**SET EXERCISE**
Without the pictures, set down every line of the data exactly.

**DATASET EXCERPT**
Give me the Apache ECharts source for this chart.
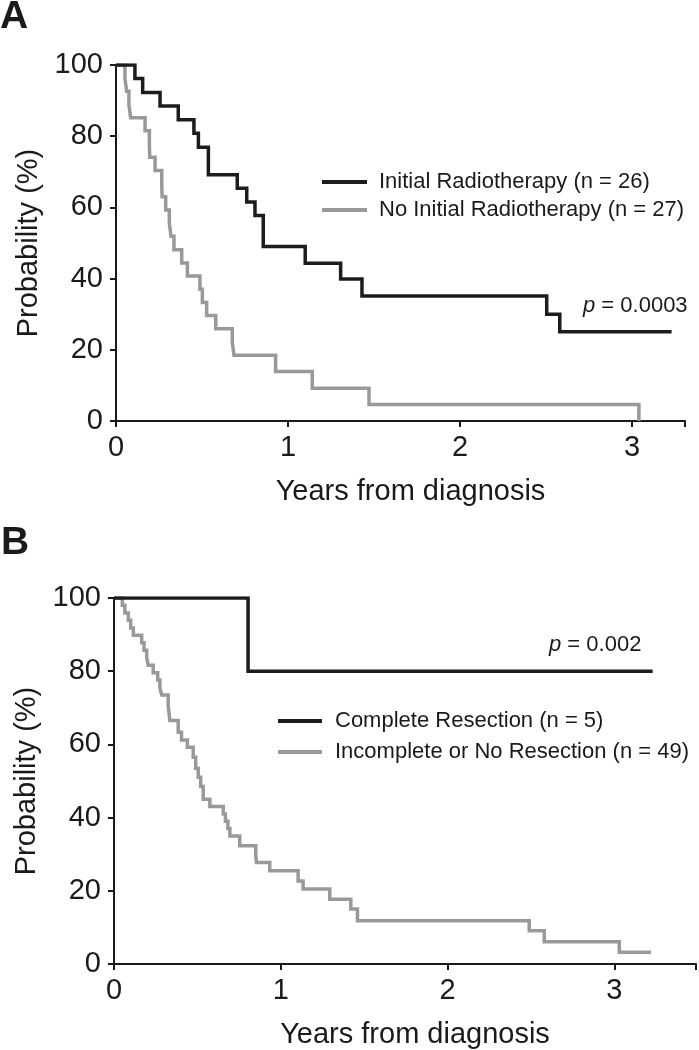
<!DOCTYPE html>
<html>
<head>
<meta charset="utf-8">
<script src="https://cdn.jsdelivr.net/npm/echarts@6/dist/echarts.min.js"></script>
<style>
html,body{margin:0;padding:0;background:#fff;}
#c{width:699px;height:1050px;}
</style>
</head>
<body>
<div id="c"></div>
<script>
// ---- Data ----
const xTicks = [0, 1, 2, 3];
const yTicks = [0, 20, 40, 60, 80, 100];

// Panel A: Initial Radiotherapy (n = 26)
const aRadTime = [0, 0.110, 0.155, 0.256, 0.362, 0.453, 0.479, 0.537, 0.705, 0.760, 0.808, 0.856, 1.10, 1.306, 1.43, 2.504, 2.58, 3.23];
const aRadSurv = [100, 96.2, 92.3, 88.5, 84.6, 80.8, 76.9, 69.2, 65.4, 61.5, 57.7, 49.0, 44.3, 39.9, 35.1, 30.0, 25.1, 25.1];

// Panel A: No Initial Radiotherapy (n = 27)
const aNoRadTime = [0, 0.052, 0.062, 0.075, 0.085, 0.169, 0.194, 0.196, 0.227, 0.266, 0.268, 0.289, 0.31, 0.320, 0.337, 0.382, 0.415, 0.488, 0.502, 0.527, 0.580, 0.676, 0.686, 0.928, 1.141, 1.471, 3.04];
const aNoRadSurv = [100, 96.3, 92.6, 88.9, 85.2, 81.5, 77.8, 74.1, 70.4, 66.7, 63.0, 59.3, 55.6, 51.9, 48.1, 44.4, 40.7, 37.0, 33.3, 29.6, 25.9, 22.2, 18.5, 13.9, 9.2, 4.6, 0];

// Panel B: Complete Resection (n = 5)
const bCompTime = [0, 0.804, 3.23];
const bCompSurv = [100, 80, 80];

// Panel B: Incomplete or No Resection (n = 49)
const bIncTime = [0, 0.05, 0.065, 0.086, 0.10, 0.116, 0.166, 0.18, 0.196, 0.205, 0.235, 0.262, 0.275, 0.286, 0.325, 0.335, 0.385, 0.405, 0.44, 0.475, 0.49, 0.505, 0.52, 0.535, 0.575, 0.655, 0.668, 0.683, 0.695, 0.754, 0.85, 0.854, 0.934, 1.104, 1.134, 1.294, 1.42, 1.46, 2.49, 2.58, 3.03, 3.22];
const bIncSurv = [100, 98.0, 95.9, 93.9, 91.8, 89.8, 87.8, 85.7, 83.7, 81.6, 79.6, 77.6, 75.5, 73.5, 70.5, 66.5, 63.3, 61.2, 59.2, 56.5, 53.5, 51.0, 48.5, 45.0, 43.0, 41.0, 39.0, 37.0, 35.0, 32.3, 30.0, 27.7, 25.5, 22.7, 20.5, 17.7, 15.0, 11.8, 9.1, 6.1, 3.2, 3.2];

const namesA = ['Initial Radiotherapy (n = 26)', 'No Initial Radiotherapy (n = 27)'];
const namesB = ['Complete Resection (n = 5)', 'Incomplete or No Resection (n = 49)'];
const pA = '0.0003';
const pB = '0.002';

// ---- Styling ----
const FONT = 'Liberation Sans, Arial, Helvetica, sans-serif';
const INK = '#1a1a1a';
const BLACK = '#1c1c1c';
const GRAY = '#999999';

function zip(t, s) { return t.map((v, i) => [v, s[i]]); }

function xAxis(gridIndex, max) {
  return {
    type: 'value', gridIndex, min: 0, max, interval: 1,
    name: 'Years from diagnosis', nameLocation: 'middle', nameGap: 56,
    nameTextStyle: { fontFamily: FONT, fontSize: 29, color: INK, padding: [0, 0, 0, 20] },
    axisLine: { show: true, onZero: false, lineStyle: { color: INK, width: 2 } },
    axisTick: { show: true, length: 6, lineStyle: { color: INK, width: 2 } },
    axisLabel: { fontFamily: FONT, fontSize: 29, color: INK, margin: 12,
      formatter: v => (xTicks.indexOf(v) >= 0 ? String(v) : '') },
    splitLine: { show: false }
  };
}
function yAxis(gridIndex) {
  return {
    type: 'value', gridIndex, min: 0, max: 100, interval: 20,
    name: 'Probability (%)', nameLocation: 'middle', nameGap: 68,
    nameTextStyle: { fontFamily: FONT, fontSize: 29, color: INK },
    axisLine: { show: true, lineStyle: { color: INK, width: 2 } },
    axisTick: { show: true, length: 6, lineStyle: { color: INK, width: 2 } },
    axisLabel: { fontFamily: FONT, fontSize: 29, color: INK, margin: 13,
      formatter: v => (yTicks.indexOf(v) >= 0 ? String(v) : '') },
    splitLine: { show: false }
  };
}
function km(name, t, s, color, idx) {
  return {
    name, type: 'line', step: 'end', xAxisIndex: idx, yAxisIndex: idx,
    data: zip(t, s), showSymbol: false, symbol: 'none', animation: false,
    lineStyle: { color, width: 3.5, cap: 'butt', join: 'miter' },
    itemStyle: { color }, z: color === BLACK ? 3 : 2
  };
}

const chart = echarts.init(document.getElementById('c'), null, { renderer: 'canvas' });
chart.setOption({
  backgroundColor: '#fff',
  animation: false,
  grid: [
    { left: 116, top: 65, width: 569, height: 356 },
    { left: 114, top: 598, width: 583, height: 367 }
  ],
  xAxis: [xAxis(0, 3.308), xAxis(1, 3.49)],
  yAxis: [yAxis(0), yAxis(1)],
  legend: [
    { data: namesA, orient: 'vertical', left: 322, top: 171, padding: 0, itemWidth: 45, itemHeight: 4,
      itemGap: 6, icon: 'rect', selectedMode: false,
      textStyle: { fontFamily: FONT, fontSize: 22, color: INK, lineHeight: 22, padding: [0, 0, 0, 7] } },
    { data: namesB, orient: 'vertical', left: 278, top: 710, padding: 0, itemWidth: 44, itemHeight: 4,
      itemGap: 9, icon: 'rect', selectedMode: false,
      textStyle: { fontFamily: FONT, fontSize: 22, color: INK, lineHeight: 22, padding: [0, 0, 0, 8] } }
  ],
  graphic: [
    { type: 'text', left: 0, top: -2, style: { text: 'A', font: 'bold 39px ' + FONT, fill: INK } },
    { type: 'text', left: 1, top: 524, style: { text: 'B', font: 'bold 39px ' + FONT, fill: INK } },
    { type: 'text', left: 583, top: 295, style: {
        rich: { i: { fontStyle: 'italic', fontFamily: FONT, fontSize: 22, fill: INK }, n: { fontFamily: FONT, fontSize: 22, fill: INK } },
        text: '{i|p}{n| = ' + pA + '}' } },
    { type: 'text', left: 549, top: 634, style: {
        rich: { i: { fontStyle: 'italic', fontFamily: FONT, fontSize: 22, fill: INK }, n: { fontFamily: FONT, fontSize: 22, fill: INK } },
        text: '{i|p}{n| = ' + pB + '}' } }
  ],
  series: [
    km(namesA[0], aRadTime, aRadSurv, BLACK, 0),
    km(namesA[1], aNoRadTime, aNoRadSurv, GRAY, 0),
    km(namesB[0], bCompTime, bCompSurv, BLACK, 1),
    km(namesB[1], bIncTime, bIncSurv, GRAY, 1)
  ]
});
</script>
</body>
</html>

**EXPECTED ANSWER**
Give me the Apache ECharts source for this chart.
<!DOCTYPE html>
<html>
<head>
<meta charset="utf-8">
<script src="https://cdn.jsdelivr.net/npm/echarts@6/dist/echarts.min.js"></script>
<style>
html,body{margin:0;padding:0;background:#fff;}
#c{width:699px;height:1050px;}
</style>
</head>
<body>
<div id="c"></div>
<script>
// ---- Data ----
const xTicks = [0, 1, 2, 3];
const yTicks = [0, 20, 40, 60, 80, 100];

// Panel A: Initial Radiotherapy (n = 26)
const aRadTime = [0, 0.110, 0.155, 0.256, 0.362, 0.453, 0.479, 0.537, 0.705, 0.760, 0.808, 0.856, 1.10, 1.306, 1.43, 2.504, 2.58, 3.23];
const aRadSurv = [100, 96.2, 92.3, 88.5, 84.6, 80.8, 76.9, 69.2, 65.4, 61.5, 57.7, 49.0, 44.3, 39.9, 35.1, 30.0, 25.1, 25.1];

// Panel A: No Initial Radiotherapy (n = 27)
const aNoRadTime = [0, 0.052, 0.062, 0.075, 0.085, 0.169, 0.194, 0.196, 0.227, 0.266, 0.268, 0.289, 0.31, 0.320, 0.337, 0.382, 0.415, 0.488, 0.502, 0.527, 0.580, 0.676, 0.686, 0.928, 1.141, 1.471, 3.04];
const aNoRadSurv = [100, 96.3, 92.6, 88.9, 85.2, 81.5, 77.8, 74.1, 70.4, 66.7, 63.0, 59.3, 55.6, 51.9, 48.1, 44.4, 40.7, 37.0, 33.3, 29.6, 25.9, 22.2, 18.5, 13.9, 9.2, 4.6, 0];

// Panel B: Complete Resection (n = 5)
const bCompTime = [0, 0.804, 3.23];
const bCompSurv = [100, 80, 80];

// Panel B: Incomplete or No Resection (n = 49)
const bIncTime = [0, 0.05, 0.065, 0.086, 0.10, 0.116, 0.166, 0.18, 0.196, 0.205, 0.235, 0.262, 0.275, 0.286, 0.325, 0.335, 0.385, 0.405, 0.44, 0.475, 0.49, 0.505, 0.52, 0.535, 0.575, 0.655, 0.668, 0.683, 0.695, 0.754, 0.85, 0.854, 0.934, 1.104, 1.134, 1.294, 1.42, 1.46, 2.49, 2.58, 3.03, 3.22];
const bIncSurv = [100, 98.0, 95.9, 93.9, 91.8, 89.8, 87.8, 85.7, 83.7, 81.6, 79.6, 77.6, 75.5, 73.5, 70.5, 66.5, 63.3, 61.2, 59.2, 56.5, 53.5, 51.0, 48.5, 45.0, 43.0, 41.0, 39.0, 37.0, 35.0, 32.3, 30.0, 27.7, 25.5, 22.7, 20.5, 17.7, 15.0, 11.8, 9.1, 6.1, 3.2, 3.2];

const namesA = ['Initial Radiotherapy (n = 26)', 'No Initial Radiotherapy (n = 27)'];
const namesB = ['Complete Resection (n = 5)', 'Incomplete or No Resection (n = 49)'];
const pA = '0.0003';
const pB = '0.002';

// ---- Styling ----
const FONT = 'Liberation Sans, Arial, Helvetica, sans-serif';
const INK = '#1a1a1a';
const BLACK = '#1c1c1c';
const GRAY = '#999999';

function zip(t, s) { return t.map((v, i) => [v, s[i]]); }

function xAxis(gridIndex, max) {
  return {
    type: 'value', gridIndex, min: 0, max, interval: 1,
    name: 'Years from diagnosis', nameLocation: 'middle', nameGap: 56,
    nameTextStyle: { fontFamily: FONT, fontSize: 29, color: INK, padding: [0, 0, 0, 20] },
    axisLine: { show: true, onZero: false, lineStyle: { color: INK, width: 2 } },
    axisTick: { show: true, length: 6, lineStyle: { color: INK, width: 2 } },
    axisLabel: { fontFamily: FONT, fontSize: 29, color: INK, margin: 12,
      formatter: v => (xTicks.indexOf(v) >= 0 ? String(v) : '') },
    splitLine: { show: false }
  };
}
function yAxis(gridIndex) {
  return {
    type: 'value', gridIndex, min: 0, max: 100, interval: 20,
    name: 'Probability (%)', nameLocation: 'middle', nameGap: 68,
    nameTextStyle: { fontFamily: FONT, fontSize: 29, color: INK },
    axisLine: { show: true, lineStyle: { color: INK, width: 2 } },
    axisTick: { show: true, length: 6, lineStyle: { color: INK, width: 2 } },
    axisLabel: { fontFamily: FONT, fontSize: 29, color: INK, margin: 13,
      formatter: v => (yTicks.indexOf(v) >= 0 ? String(v) : '') },
    splitLine: { show: false }
  };
}
function km(name, t, s, color, idx) {
  return {
    name, type: 'line', step: 'end', xAxisIndex: idx, yAxisIndex: idx,
    data: zip(t, s), showSymbol: false, symbol: 'none', animation: false,
    lineStyle: { color, width: 3.5, cap: 'butt', join: 'miter' },
    itemStyle: { color }, z: color === BLACK ? 3 : 2
  };
}

const chart = echarts.init(document.getElementById('c'), null, { renderer: 'canvas' });
chart.setOption({
  backgroundColor: '#fff',
  animation: false,
  grid: [
    { left: 116, top: 65, width: 569, height: 356 },
    { left: 114, top: 598, width: 583, height: 367 }
  ],
  xAxis: [xAxis(0, 3.308), xAxis(1, 3.49)],
  yAxis: [yAxis(0), yAxis(1)],
  legend: [
    { data: namesA, orient: 'vertical', left: 322, top: 171, padding: 0, itemWidth: 45, itemHeight: 4,
      itemGap: 6, icon: 'rect', selectedMode: false,
      textStyle: { fontFamily: FONT, fontSize: 22, color: INK, lineHeight: 22, padding: [0, 0, 0, 7] } },
    { data: namesB, orient: 'vertical', left: 278, top: 710, padding: 0, itemWidth: 44, itemHeight: 4,
      itemGap: 9, icon: 'rect', selectedMode: false,
      textStyle: { fontFamily: FONT, fontSize: 22, color: INK, lineHeight: 22, padding: [0, 0, 0, 8] } }
  ],
  graphic: [
    { type: 'text', left: 0, top: -2, style: { text: 'A', font: 'bold 39px ' + FONT, fill: INK } },
    { type: 'text', left: 1, top: 524, style: { text: 'B', font: 'bold 39px ' + FONT, fill: INK } },
    { type: 'text', left: 583, top: 295, style: {
        rich: { i: { fontStyle: 'italic', fontFamily: FONT, fontSize: 22, fill: INK }, n: { fontFamily: FONT, fontSize: 22, fill: INK } },
        text: '{i|p}{n| = ' + pA + '}' } },
    { type: 'text', left: 549, top: 634, style: {
        rich: { i: { fontStyle: 'italic', fontFamily: FONT, fontSize: 22, fill: INK }, n: { fontFamily: FONT, fontSize: 22, fill: INK } },
        text: '{i|p}{n| = ' + pB + '}' } }
  ],
  series: [
    km(namesA[0], aRadTime, aRadSurv, BLACK, 0),
    km(namesA[1], aNoRadTime, aNoRadSurv, GRAY, 0),
    km(namesB[0], bCompTime, bCompSurv, BLACK, 1),
    km(namesB[1], bIncTime, bIncSurv, GRAY, 1)
  ]
});
</script>
</body>
</html>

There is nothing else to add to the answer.